• Yeah, I'm not sure why I put that 'severely' in. That's a mistake. I think there has been a complacency in the UK because of our history of comparatively low road deaths and, until recently, falling casualty figures. Compared to many European nations there isn't the opportunity to reduce death and injury here to the same degree but we have been overtaken in road safety terms by countries like Sweden with 'Vision Zero' policies. As cyclists we are more aware of the behavioural factors that make cycling less safe and less pleasant than it should be and how the laissez faire political approach to road safety in the UK does little to address these factors across all transport modes.

  • Yeah, I'm not sure why I put that 'severely' in. That's a mistake. I think there has been a complacency in the UK because of our history of comparatively low road deaths and, until recently, falling casualty figures. Compared to many European nations there isn't the opportunity to reduce death and injury here to the same degree but we have been overtaken in road safety terms by countries like Sweden with 'Vision Zero' policies. As cyclists we are more aware of the behavioural factors that make cycling less safe and less pleasant than it should be and how the laissez faire political approach to road safety in the UK does little to address these factors across all transport modes.

    That all makes sense.

    I guess when you're starting from a relatively low base of overall casualties - and as you say, despite the rhetoric you sometimes see, ours is low, and significantly lower than it was ten or twenty years ago - then the political will is probably difficult to chivvy into action.

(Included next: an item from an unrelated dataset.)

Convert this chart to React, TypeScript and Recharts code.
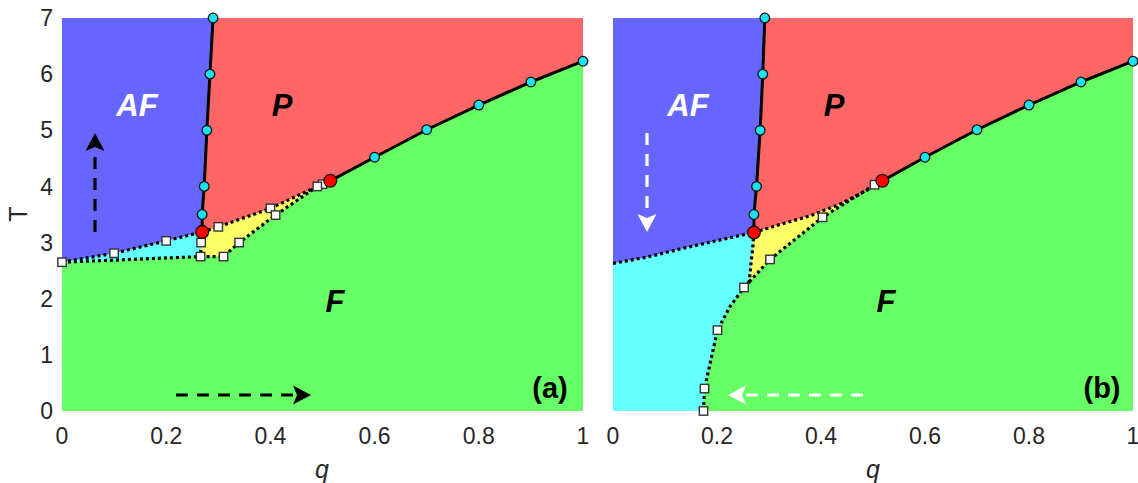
import React from 'react';
import { ComposedChart, XAxis, YAxis, CartesianGrid, Area, Line, Scatter } from 'recharts';

type Pt = { q: number; T: number };

const qTicks = [0, 0.2, 0.4, 0.6, 0.8, 1];
const tTicks = [0, 1, 2, 3, 4, 5, 6, 7];
const T_MAX = 7;

// ---- panel (a) ----
const afParaA: Pt[] = [
  { q: 0.269, T: 3.19 }, { q: 0.269, T: 3.5 }, { q: 0.273, T: 4 },
  { q: 0.278, T: 5 }, { q: 0.284, T: 6 }, { q: 0.29, T: 7 },
];
const pfA: Pt[] = [
  { q: 0.515, T: 4.1 }, { q: 0.6, T: 4.52 }, { q: 0.7, T: 5.01 },
  { q: 0.8, T: 5.45 }, { q: 0.9, T: 5.86 }, { q: 1, T: 6.23 },
];
const afCyanA: Pt[] = [
  { q: 0, T: 2.65 }, { q: 0.1, T: 2.81 }, { q: 0.2, T: 3.03 }, { q: 0.269, T: 3.19 },
];
const cyanFA: Pt[] = [{ q: 0, T: 2.65 }, { q: 0.266, T: 2.75 }];
const cyanYellowA: Pt[] = [{ q: 0.269, T: 3.19 }, { q: 0.267, T: 3.0 }, { q: 0.266, T: 2.75 }];
const yellowPA: Pt[] = [
  { q: 0.269, T: 3.19 }, { q: 0.3, T: 3.28 }, { q: 0.4, T: 3.61 },
  { q: 0.5, T: 4.04 }, { q: 0.515, T: 4.1 },
];
const yellowFA: Pt[] = [
  { q: 0.266, T: 2.75 }, { q: 0.31, T: 2.75 }, { q: 0.34, T: 3.0 },
  { q: 0.41, T: 3.49 }, { q: 0.49, T: 4.0 }, { q: 0.515, T: 4.1 },
];
const squaresA: Pt[] = [
  { q: 0, T: 2.65 }, { q: 0.1, T: 2.81 }, { q: 0.2, T: 3.03 }, { q: 0.267, T: 3.0 },
  { q: 0.266, T: 2.75 }, { q: 0.3, T: 3.28 }, { q: 0.4, T: 3.61 }, { q: 0.5, T: 4.04 },
  { q: 0.31, T: 2.75 }, { q: 0.34, T: 3.0 }, { q: 0.41, T: 3.49 }, { q: 0.49, T: 4.0 },
];
const redA: Pt[] = [{ q: 0.269, T: 3.19 }, { q: 0.515, T: 4.1 }];

// ---- panel (b) ----
const afParaB: Pt[] = [
  { q: 0.271, T: 3.18 }, { q: 0.271, T: 3.5 }, { q: 0.276, T: 4 },
  { q: 0.283, T: 5 }, { q: 0.288, T: 6 }, { q: 0.292, T: 7 },
];
const pfB: Pt[] = [
  { q: 0.518, T: 4.1 }, { q: 0.6, T: 4.52 }, { q: 0.7, T: 5.01 },
  { q: 0.8, T: 5.45 }, { q: 0.9, T: 5.86 }, { q: 1, T: 6.23 },
];
const afCyanB: Pt[] = [
  { q: 0, T: 2.63 }, { q: 0.065, T: 2.74 }, { q: 0.129, T: 2.885 },
  { q: 0.193, T: 3.02 }, { q: 0.271, T: 3.18 },
];
const cyanYellowB: Pt[] = [
  { q: 0.271, T: 3.18 }, { q: 0.269, T: 2.93 }, { q: 0.265, T: 2.6 }, { q: 0.262, T: 2.3 },
];
const yellowPB: Pt[] = [
  { q: 0.271, T: 3.18 }, { q: 0.32, T: 3.32 }, { q: 0.38, T: 3.48 },
  { q: 0.44, T: 3.7 }, { q: 0.49, T: 3.94 }, { q: 0.518, T: 4.1 },
];
const cyanFB: Pt[] = [
  { q: 0.174, T: 0 }, { q: 0.176, T: 0.4 }, { q: 0.201, T: 1.44 },
  { q: 0.225, T: 1.86 }, { q: 0.252, T: 2.2 }, { q: 0.262, T: 2.3 },
];
const yellowFB: Pt[] = [
  { q: 0.262, T: 2.3 }, { q: 0.302, T: 2.7 }, { q: 0.403, T: 3.45 },
  { q: 0.503, T: 4.03 }, { q: 0.518, T: 4.1 },
];
const squaresB: Pt[] = [
  { q: 0.174, T: 0 }, { q: 0.176, T: 0.4 }, { q: 0.201, T: 1.44 }, { q: 0.252, T: 2.2 },
  { q: 0.302, T: 2.7 }, { q: 0.403, T: 3.45 }, { q: 0.503, T: 4.03 },
];
const redB: Pt[] = [{ q: 0.271, T: 3.18 }, { q: 0.518, T: 4.1 }];

const BLUE = '#6666FF';
const RED = '#FF6666';
const GREEN = '#66FF66';
const CYAN = '#66FFFF';
const YELLOW = '#FFFF66';
const FONT = '"Liberation Sans", Arial, Helvetica, sans-serif';
const TXT = '#262626';

const Square = (p: any) => (
  <rect x={p.cx - 4.2} y={p.cy - 4.2} width={8.4} height={8.4} fill="#fff" stroke="#333" strokeWidth={1.4} />
);
const CyanDot = (p: any) => (
  <circle cx={p.cx} cy={p.cy} r={4.8} fill="#1AE2EE" stroke="#111" strokeWidth={1.3} />
);
const RedDot = (p: any) => (
  <circle cx={p.cx} cy={p.cy} r={6.4} fill="#FF0000" stroke="#111" strokeWidth={1.3} />
);

type PanelProps = {
  width: number;
  left: number;
  right: number;
  showY: boolean;
  afPara: Pt[];
  pf: Pt[];
  afCyan: Pt[];
  cyanYellow: Pt[];
  yellowP: Pt[];
  cyanF: Pt[];
  yellowF: Pt[];
  squares: Pt[];
  reds: Pt[];
};

function Panel(p: PanelProps) {
  const blueBand = [...p.afCyan, ...p.afPara.slice(1)].map((d) => ({ q: d.q, band: [d.T, T_MAX] }));
  const yellowArea = [...[...p.cyanYellow].reverse(), ...p.yellowP.slice(1)];
  const cyanArea = [...p.afCyan, ...p.cyanYellow.slice(1)];
  const greenArea = [...p.cyanF, ...p.yellowF.slice(1), ...p.pf.slice(1)];
  const cyanDots = [...p.afPara.slice(1), ...p.pf.slice(1)];
  const dotted = { stroke: '#000', strokeWidth: 3.2, strokeDasharray: '3 3', dot: false, activeDot: false, isAnimationActive: false, type: 'linear' as const };
  const solid = { stroke: '#000', strokeWidth: 3, dot: false, activeDot: false, isAnimationActive: false, type: 'linear' as const };
  const fill = { stroke: 'none', fillOpacity: 1, isAnimationActive: false, type: 'linear' as const, activeDot: false };

  return (
    <ComposedChart width={p.width} height={483} margin={{ top: 18, right: p.right, bottom: 32, left: p.left }}>
      <CartesianGrid horizontal={false} vertical={false} fill={RED} fillOpacity={1} stroke="none" />
      <XAxis
        type="number"
        dataKey="q"
        domain={[0, 1]}
        ticks={qTicks}
        interval={0}
        axisLine={false}
        tickLine={false}
        tickMargin={11}
        height={40}
        tick={{ fill: TXT, fontSize: 23, fontFamily: FONT }}
        tickFormatter={(v: number) => String(v)}
      />
      <YAxis
        type="number"
        domain={[0, 7]}
        ticks={tTicks}
        interval={0}
        axisLine={false}
        tickLine={false}
        tickMargin={3}
        width={50}
        hide={!p.showY}
        tick={{ fill: TXT, fontSize: 23, fontFamily: FONT }}
      />
      <Area data={blueBand} dataKey="band" fill={BLUE} {...fill} />
      <Area data={yellowArea} dataKey="T" baseValue={0} fill={YELLOW} {...fill} />
      <Area data={cyanArea} dataKey="T" baseValue={0} fill={CYAN} {...fill} />
      <Area data={greenArea} dataKey="T" baseValue={0} fill={GREEN} {...fill} />
      <Line data={p.afCyan} dataKey="T" {...dotted} />
      <Line data={p.cyanYellow} dataKey="T" {...dotted} />
      <Line data={p.yellowP} dataKey="T" {...dotted} />
      <Line data={p.cyanF} dataKey="T" {...dotted} />
      <Line data={p.yellowF} dataKey="T" {...dotted} />
      <Line data={p.afPara} dataKey="T" {...solid} />
      <Line data={p.pf} dataKey="T" {...solid} />
      <Scatter data={p.squares} dataKey="T" shape={Square} isAnimationActive={false} />
      <Scatter data={cyanDots} dataKey="T" shape={CyanDot} isAnimationActive={false} />
      <Scatter data={p.reds} dataKey="T" shape={RedDot} isAnimationActive={false} />
    </ComposedChart>
  );
}

function Arrow({ x1, y1, x2, y2, color }: { x1: number; y1: number; x2: number; y2: number; color: string }) {
  // dashed shaft ending at the base of a triangular head at (x2, y2)
  const len = Math.hypot(x2 - x1, y2 - y1);
  const ux = (x2 - x1) / len;
  const uy = (y2 - y1) / len;
  const hl = 18;
  const hw = 9.5;
  const bx = x2 - ux * hl;
  const by = y2 - uy * hl;
  const pts = `${x2},${y2} ${bx - uy * hw},${by + ux * hw} ${bx + ux * 4},${by + uy * 4} ${bx + uy * hw},${by - ux * hw}`;
  return (
    <g>
      <line x1={x1} y1={y1} x2={bx} y2={by} stroke={color} strokeWidth={3.2} strokeDasharray="12 9" />
      <polygon points={pts} fill={color} />
    </g>
  );
}

export default function App() {
  const lbl = { fontFamily: FONT, fontWeight: 700, fontStyle: 'italic' as const, fontSize: 31, textAnchor: 'middle' as const };
  return (
    <div style={{ position: 'absolute', left: 0, top: 0, width: 1138, height: 483, background: '#fff' }}>
      <div style={{ position: 'absolute', left: 0, top: 0 }}>
        <Panel
          width={590} left={12} right={7} showY
          afPara={afParaA} pf={pfA} afCyan={afCyanA} cyanYellow={cyanYellowA} yellowP={yellowPA}
          cyanF={cyanFA} yellowF={yellowFA} squares={squaresA} reds={redA}
        />
      </div>
      <div style={{ position: 'absolute', left: 590, top: 0 }}>
        <Panel
          width={548} left={23} right={5} showY={false}
          afPara={afParaB} pf={pfB} afCyan={afCyanB} cyanYellow={cyanYellowB} yellowP={yellowPB}
          cyanF={cyanFB} yellowF={yellowFB} squares={squaresB} reds={redB}
        />
      </div>
      <svg width={1138} height={483} style={{ position: 'absolute', left: 0, top: 0, pointerEvents: 'none' }}>
        <text x={27} y={214} transform="rotate(-90 27 214)" textAnchor="middle" fontFamily={FONT} fontSize={25} fill={TXT}>T</text>
        <text x={322} y={478} textAnchor="middle" fontFamily={FONT} fontSize={25} fontStyle="italic" fill={TXT}>q</text>
        <text x={873} y={478} textAnchor="middle" fontFamily={FONT} fontSize={25} fontStyle="italic" fill={TXT}>q</text>

        <text x={137} y={116} {...lbl} fill="#fff">AF</text>
        <text x={282} y={116} {...lbl} fill="#000">P</text>
        <text x={335} y={312} {...lbl} fill="#000">F</text>
        <text x={550} y={398} fontFamily={FONT} fontWeight={700} fontSize={29} textAnchor="middle" fill="#000">(a)</text>

        <text x={688} y={116} {...lbl} fill="#fff">AF</text>
        <text x={834} y={116} {...lbl} fill="#000">P</text>
        <text x={886} y={312} {...lbl} fill="#000">F</text>
        <text x={1102} y={398} fontFamily={FONT} fontWeight={700} fontSize={29} textAnchor="middle" fill="#000">(b)</text>

        <Arrow x1={95} y1={232} x2={95} y2={133} color="#000" />
        <Arrow x1={176} y1={395} x2={311} y2={395} color="#000" />
        <Arrow x1={647} y1={133} x2={647} y2={232} color="#fff" />
        <Arrow x1={863} y1={395} x2={728} y2={395} color="#fff" />
      </svg>
    </div>
  );
}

    Interestingly though, the per capita casualty figures (and the reduction) are very similar between the UK and Sweden, 1991-2014. Obviously that trend doesn't differentiate between categories of road user, but it does suggest that the Vision Zero stuff maybe isn't (yet?) having a great effect on the headline numbers.

    (The slightly meaningless raw numbers say that in 2013, cyclists were 5% of casualties in SE, 6% in GB, while pedestrians were 16%/23%. My Swedish is lousy but I reckon the graph on p39 of this report shows cycle casualties in the UK (2008-2010) were about 22 per bn vehicle km, and in Sweden (2006) were 14, so midway between NL (9, from spindrift's link) and GB. Absolute numbers for SE (2007-2012) are on p25.)

  • You claimed the UK has:

    pretty much the lowest number of deaths per capita or per mile driven of any country in the world of any size.

    That's not true. We have one of the worst vulnerable road user fatality and injury rates in Europe. And this despite walking and cycling rates being depressed by our lawless roads.